As other visitors joined me in the cool crypt on that warm afternoon, I happened to notice two women speaking English. After some hesitation, I couldn't contain my curiosity and asked them what had brought them to this dark place on such a fine day. They responded that they had never heard of the episode until coming across a brief reference in a tourist map or guidebook, and had been so touched that they wanted to see it for themselves. I filled them in on more of the story. When I mentioned that I was next planning to head to the Army Museum in order to pursue the story, we agreed to go together. The car in which Heydrich was assassinated was no longer on display, but we were able to see the other displays on the war years, and above all, the end of a 2008 special exhibit on the anniversary of the "Mobilization" for war in 1938. After that, we parted ways: they for dinner with friends, I, for the Heydrich assassination monument.

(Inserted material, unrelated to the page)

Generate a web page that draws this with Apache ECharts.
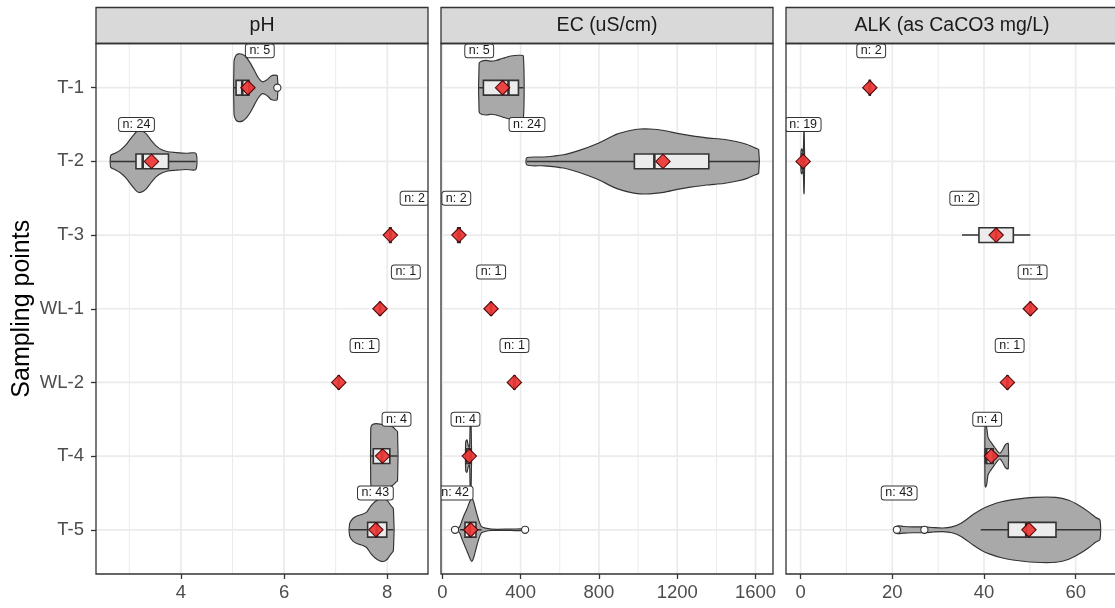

I was, truth be told, deeply moved to find that the story of the parachutists and the ordeal of the Czech nation during the "Heydrichiade" had so touched people who had not natural personal or intellectual connection to those events of a lifetime ago. I had the sense that I had accomplished something, in several ways, that afternoon.
Postscript: This spring, Radio Prague reports, the site has undergone a complete overhaul. Separation of interpretive and memorial functions is intended to strengthen each:
Colonel Aleš Knížek of the Czech Military Institute was behind the facelift.
“Museum items were removed from the actual crypt itself and placed here in this anteroom. Our aim was to make the crypt more solemn – it will now contain only seven busts of the parachutists who died here in this church. The anteroom maps the Czechoslovak resistance movement, and contains items that they used here in the crypt, as well as in the assassination of Heydrich.”